- [Items]:

━━━━━━━━━━━━━━━━━━━━

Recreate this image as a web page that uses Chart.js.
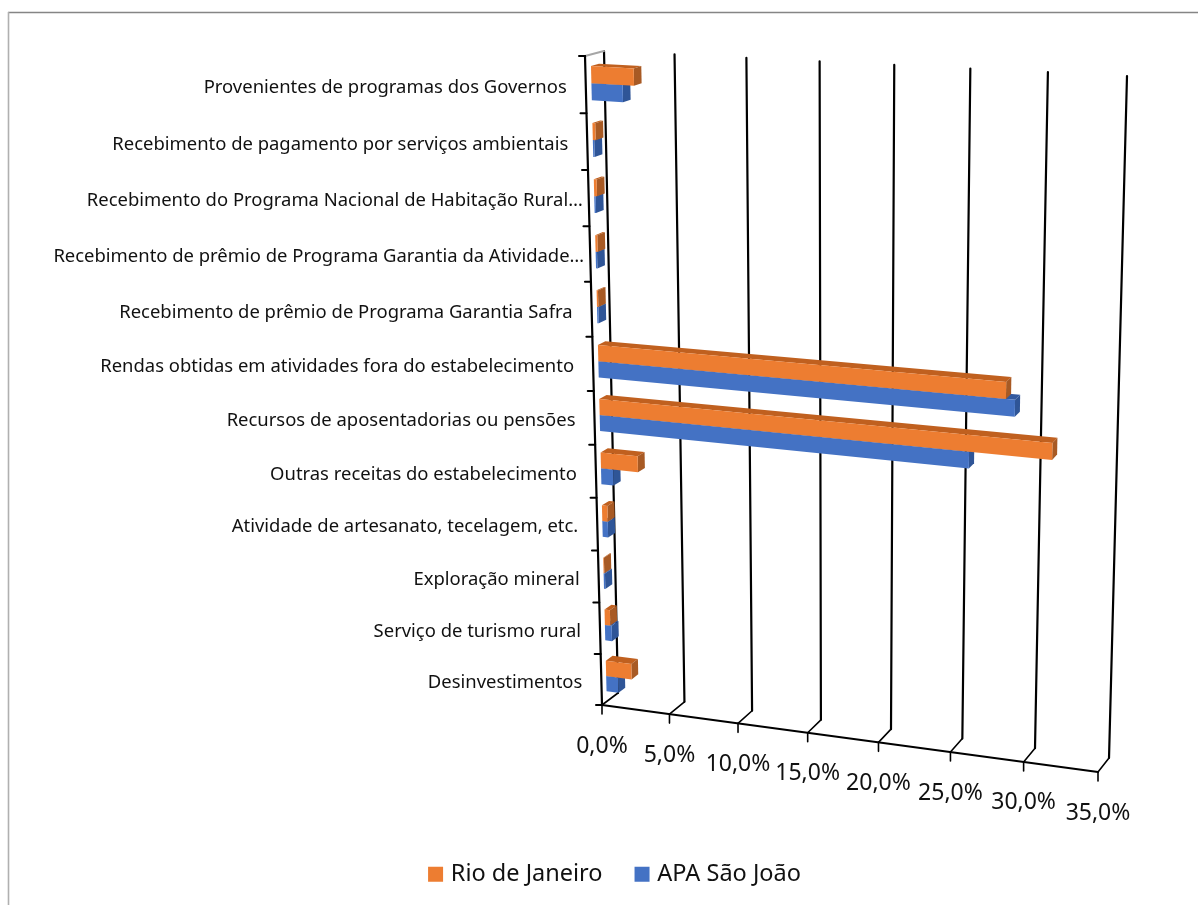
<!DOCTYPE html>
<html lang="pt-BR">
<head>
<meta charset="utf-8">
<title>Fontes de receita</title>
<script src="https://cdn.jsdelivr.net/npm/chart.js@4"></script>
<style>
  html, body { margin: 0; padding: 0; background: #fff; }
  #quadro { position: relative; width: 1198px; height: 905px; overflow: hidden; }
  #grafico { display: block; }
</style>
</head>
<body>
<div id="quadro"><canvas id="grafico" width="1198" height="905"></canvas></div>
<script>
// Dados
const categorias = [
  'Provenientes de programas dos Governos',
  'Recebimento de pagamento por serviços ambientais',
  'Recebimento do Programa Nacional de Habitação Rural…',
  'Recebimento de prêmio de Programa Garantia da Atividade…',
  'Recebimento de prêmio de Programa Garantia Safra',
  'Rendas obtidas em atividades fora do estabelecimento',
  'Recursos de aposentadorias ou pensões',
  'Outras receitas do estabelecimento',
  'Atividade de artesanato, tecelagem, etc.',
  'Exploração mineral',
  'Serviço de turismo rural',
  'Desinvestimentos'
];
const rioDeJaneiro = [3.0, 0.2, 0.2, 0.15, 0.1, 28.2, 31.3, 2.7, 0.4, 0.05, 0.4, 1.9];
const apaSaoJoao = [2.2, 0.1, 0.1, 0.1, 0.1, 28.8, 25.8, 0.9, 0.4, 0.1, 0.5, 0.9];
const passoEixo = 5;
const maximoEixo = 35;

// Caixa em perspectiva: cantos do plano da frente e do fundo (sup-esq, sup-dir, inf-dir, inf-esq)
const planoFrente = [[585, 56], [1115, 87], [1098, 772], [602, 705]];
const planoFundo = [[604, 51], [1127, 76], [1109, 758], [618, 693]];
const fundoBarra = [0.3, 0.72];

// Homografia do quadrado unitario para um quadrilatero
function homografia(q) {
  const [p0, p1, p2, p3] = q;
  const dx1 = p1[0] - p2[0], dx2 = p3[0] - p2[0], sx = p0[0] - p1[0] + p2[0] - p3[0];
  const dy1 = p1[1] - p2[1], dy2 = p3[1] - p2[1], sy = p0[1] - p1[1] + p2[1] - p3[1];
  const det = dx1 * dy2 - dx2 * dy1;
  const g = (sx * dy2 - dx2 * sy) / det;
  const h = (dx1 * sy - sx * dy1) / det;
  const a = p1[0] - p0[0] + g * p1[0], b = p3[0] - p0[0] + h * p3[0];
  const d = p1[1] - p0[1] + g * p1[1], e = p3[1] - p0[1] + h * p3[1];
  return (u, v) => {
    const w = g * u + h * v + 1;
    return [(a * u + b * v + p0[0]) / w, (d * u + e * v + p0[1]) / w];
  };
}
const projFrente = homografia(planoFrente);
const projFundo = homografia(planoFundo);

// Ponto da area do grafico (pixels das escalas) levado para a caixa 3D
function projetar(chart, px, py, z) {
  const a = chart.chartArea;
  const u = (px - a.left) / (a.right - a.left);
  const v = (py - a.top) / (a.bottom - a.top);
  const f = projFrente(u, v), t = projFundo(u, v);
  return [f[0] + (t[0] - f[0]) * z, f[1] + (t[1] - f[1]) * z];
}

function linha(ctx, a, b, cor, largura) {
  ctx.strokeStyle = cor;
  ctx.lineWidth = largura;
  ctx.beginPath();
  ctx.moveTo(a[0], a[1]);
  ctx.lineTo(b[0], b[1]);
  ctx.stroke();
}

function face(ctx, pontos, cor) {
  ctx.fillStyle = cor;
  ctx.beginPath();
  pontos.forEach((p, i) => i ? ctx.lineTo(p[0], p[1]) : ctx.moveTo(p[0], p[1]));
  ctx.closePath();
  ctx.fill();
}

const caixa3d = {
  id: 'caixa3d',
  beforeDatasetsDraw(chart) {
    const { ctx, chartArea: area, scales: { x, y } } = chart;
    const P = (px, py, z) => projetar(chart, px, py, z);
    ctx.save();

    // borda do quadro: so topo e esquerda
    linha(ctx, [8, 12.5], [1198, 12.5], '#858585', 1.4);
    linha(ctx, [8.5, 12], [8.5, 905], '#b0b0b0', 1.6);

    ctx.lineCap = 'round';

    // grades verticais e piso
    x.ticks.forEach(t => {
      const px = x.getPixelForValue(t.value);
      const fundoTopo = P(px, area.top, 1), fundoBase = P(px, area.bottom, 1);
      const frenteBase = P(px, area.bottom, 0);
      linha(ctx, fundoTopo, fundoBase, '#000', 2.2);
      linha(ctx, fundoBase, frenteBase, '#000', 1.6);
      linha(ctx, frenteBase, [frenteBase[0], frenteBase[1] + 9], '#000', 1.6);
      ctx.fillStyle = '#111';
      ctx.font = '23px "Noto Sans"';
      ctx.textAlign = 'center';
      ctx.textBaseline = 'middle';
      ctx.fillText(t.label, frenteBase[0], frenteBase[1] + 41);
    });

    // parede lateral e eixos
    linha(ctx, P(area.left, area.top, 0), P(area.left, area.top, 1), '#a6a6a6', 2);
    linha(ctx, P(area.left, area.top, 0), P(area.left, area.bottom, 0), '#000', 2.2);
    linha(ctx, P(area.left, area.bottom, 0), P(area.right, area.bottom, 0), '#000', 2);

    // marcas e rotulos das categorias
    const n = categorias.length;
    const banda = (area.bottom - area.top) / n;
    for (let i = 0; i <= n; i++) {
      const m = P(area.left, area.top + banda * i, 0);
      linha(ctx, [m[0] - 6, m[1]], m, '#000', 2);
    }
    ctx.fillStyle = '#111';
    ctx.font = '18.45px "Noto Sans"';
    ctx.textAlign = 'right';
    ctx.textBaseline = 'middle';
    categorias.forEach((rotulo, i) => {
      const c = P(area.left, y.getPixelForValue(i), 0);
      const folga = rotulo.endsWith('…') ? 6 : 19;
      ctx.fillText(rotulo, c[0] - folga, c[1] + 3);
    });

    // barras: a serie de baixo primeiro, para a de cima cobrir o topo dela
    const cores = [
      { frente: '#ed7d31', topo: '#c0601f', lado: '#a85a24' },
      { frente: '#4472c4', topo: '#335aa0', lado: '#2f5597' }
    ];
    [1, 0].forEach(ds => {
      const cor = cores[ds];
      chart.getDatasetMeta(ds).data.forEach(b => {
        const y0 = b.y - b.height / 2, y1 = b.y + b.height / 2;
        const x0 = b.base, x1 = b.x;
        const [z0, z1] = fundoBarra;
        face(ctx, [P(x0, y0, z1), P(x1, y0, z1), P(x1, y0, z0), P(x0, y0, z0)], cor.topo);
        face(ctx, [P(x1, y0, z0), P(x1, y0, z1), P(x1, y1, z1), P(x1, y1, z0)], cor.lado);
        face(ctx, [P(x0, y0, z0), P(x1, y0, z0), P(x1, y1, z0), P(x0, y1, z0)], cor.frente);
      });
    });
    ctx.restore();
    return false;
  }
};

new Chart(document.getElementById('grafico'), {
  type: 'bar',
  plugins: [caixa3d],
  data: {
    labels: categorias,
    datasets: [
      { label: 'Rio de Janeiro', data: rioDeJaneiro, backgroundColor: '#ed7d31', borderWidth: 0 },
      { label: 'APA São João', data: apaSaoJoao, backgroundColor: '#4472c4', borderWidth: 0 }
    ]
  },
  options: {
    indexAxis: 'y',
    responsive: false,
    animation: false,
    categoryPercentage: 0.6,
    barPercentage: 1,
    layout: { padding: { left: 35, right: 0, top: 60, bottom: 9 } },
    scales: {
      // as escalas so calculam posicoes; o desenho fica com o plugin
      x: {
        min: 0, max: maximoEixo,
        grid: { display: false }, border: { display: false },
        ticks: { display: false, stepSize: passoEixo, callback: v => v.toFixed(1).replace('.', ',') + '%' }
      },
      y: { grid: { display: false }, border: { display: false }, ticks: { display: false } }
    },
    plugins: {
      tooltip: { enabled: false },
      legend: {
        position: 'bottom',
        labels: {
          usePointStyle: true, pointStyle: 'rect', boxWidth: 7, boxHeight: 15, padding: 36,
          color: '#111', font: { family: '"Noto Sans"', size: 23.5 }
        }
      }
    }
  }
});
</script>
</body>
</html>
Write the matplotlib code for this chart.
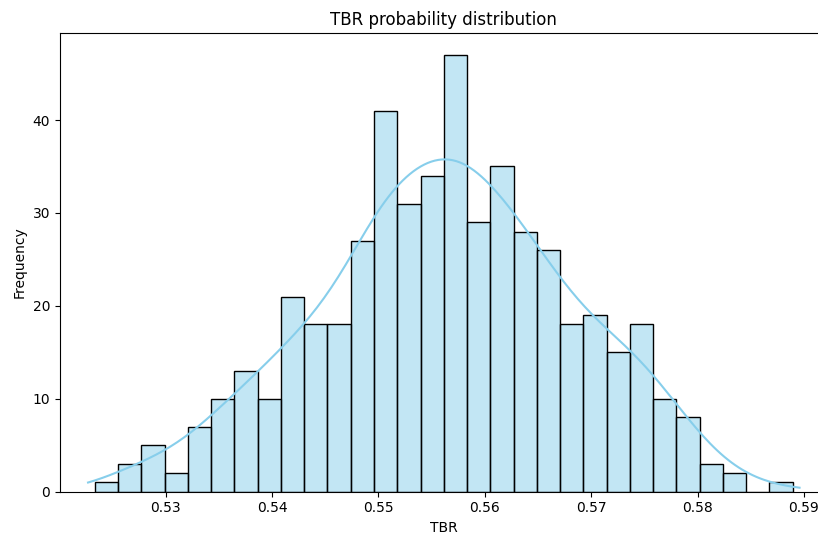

━━━━━━━━━━━━━━━━━━━━

- [Objective]: Would you reproduce the lines above, from the very first through the line containing "const fundoBarra = [0.3, 0.72];", exactly and without the pictures?

- [In response]:
Recreate this image as a web page that uses Chart.js.
<!DOCTYPE html>
<html lang="pt-BR">
<head>
<meta charset="utf-8">
<title>Fontes de receita</title>
<script src="https://cdn.jsdelivr.net/npm/chart.js@4"></script>
<style>
  html, body { margin: 0; padding: 0; background: #fff; }
  #quadro { position: relative; width: 1198px; height: 905px; overflow: hidden; }
  #grafico { display: block; }
</style>
</head>
<body>
<div id="quadro"><canvas id="grafico" width="1198" height="905"></canvas></div>
<script>
// Dados
const categorias = [
  'Provenientes de programas dos Governos',
  'Recebimento de pagamento por serviços ambientais',
  'Recebimento do Programa Nacional de Habitação Rural…',
  'Recebimento de prêmio de Programa Garantia da Atividade…',
  'Recebimento de prêmio de Programa Garantia Safra',
  'Rendas obtidas em atividades fora do estabelecimento',
  'Recursos de aposentadorias ou pensões',
  'Outras receitas do estabelecimento',
  'Atividade de artesanato, tecelagem, etc.',
  'Exploração mineral',
  'Serviço de turismo rural',
  'Desinvestimentos'
];
const rioDeJaneiro = [3.0, 0.2, 0.2, 0.15, 0.1, 28.2, 31.3, 2.7, 0.4, 0.05, 0.4, 1.9];
const apaSaoJoao = [2.2, 0.1, 0.1, 0.1, 0.1, 28.8, 25.8, 0.9, 0.4, 0.1, 0.5, 0.9];
const passoEixo = 5;
const maximoEixo = 35;

// Caixa em perspectiva: cantos do plano da frente e do fundo (sup-esq, sup-dir, inf-dir, inf-esq)
const planoFrente = [[585, 56], [1115, 87], [1098, 772], [602, 705]];
const planoFundo = [[604, 51], [1127, 76], [1109, 758], [618, 693]];
const fundoBarra = [0.3, 0.72];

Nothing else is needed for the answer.